8 Bad Measuring Habits You Should Drop
Consistently making bad cuts and wasting material? A bad measuring habit may be the cause. Learn about mistakes you may not know you're making.
Taking accurate measurements is a fundamental skill every woodworker or DIYer, whether amateur and professional, must master. Success in almost every other skill is dependent on this core proficiency.
Unfortunately, there are some common bad habits you may unconsciously develop that can lead to poor measurements and bad cuts. That means wasted time, wasted money and a whole lot of frustration!
Here are some of the most common bad measuring habits and how you can break them.
Bending the Tape for Inside-to-Inside Measurements
Inside-to-inside dimensions (like the inside of a window frame) can be challenging to accurately measure. The habit of bending the tape measure into the corner and “eyeballing” the measurement can lead to inaccuracies.
Instead, incorporate the width of the tape measure’s base into your measurement. Many tape measures have their base’s width printed on them, with three inches being the most common. Instead of rolling the tape into the corner, get into the habit of adding the width of the tape measure’s base to the measurement instead.
Trusting Factory Edges
Too many woodworkers assume the end of the board they’re cutting (AKA the factory edge) is perfectly square. Consequently, they measure for cuts without verifying that’s actually the case. Depending on the width of the lumber and how out of square the end is, measuring off the edge can lead to inaccurate measurements.
Correct this by routinely checking the factory edge with your speed square. If the edge is out of square, use a miter saw or circular saw to cut a square edge prior to measuring. Although this extra step isn’t essential for many rough-framing tasks, it can make a big difference in making precise measurements for finish carpentry projects.
Trusting a Tape Measure’s Hook
Using your tape measure before inspecting its metal hook can cause you to inadvertently take inaccurate measurements. A tape measure’s metal hook is naturally loose by about 1/16th of an inch. They’re designed this way to obtain accurate measurements regardless of whether it’s hooked onto or butted up against the material being measured. Unfortunately, this also makes it susceptible to damage, which can make it less accurate.

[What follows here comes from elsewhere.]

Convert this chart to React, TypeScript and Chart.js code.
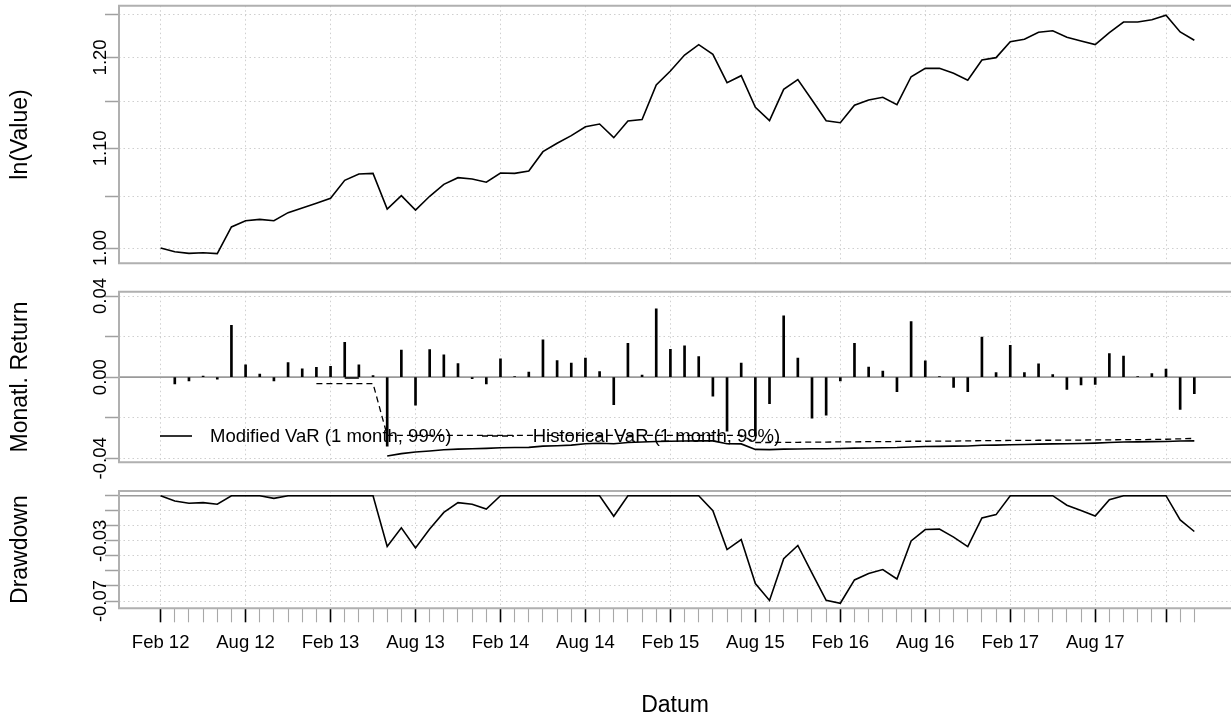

Get in the habit of inspecting the hook prior to use. Alternatively, consider “burning an inch” to skip the hook entirely. To do this, use the one-inch mark as the “0” point instead of the hook and add one inch to the final measurement.
Not Writing Measurements Down
Routinely attempting to memorize measurements instead of writing them down can waste a great deal of time and perfectly good lumber. Forgetting your measurements will force you to repeat them, and misremembering can result in a bad cut.
Consider placing a sticky note on the back of your tape measure to remind you to write down your measurements. You may also want to keep a small notebook in your toolbelt or pocket to make writing down your measurements easy and convenient. Or just grab the nearest piece of scrap wood. Another option is to point at the correct measurement and snap a picture.
Marking Measurements With a Straight Line
Although not technically a poor measurement habit, marking your measurements with a single straight line can skew the accuracy. After all, a measurement used for cutting is only as good as the mark the cut is made on. Replace your straight lines with a “V” mark instead, with the point being your mark location. This is called a “crow’s foot,” and is standard marking practice among professional carpenters.
Using a Dull Pencil
Again: Your measurements are only as good as the marks the cuts are made on. Habitually using a dull pencil can result in a mark that’s too wide for the fine measurement tasks of finish carpentry. This is especially true when using a carpentry pencil, but can also apply to standard pencils. To correct this, sharpen your pencil before you start any measuring and several times throughout the day. Or, stick with the mechanical version.
Holding the Tape Too Loose and Crooked
Holding a tape measure taut and straight against the surface you’re measuring is imperative for obtaining accurate measurements. Without realizing it, you may be holding the tape at a slight angle, or with some slack in the tape that could impair accuracy.
Only Measuring Once
The old adage “measure twice; cut once” may seem obvious, but only measuring once before a cut is one of the worst (and most common) habits contributing to inaccurate measurements. Make this your motto and watch your success in measuring accurately soar. As a sacrosanct principle among carpenters, measuring twice should be seen as the bare minimum.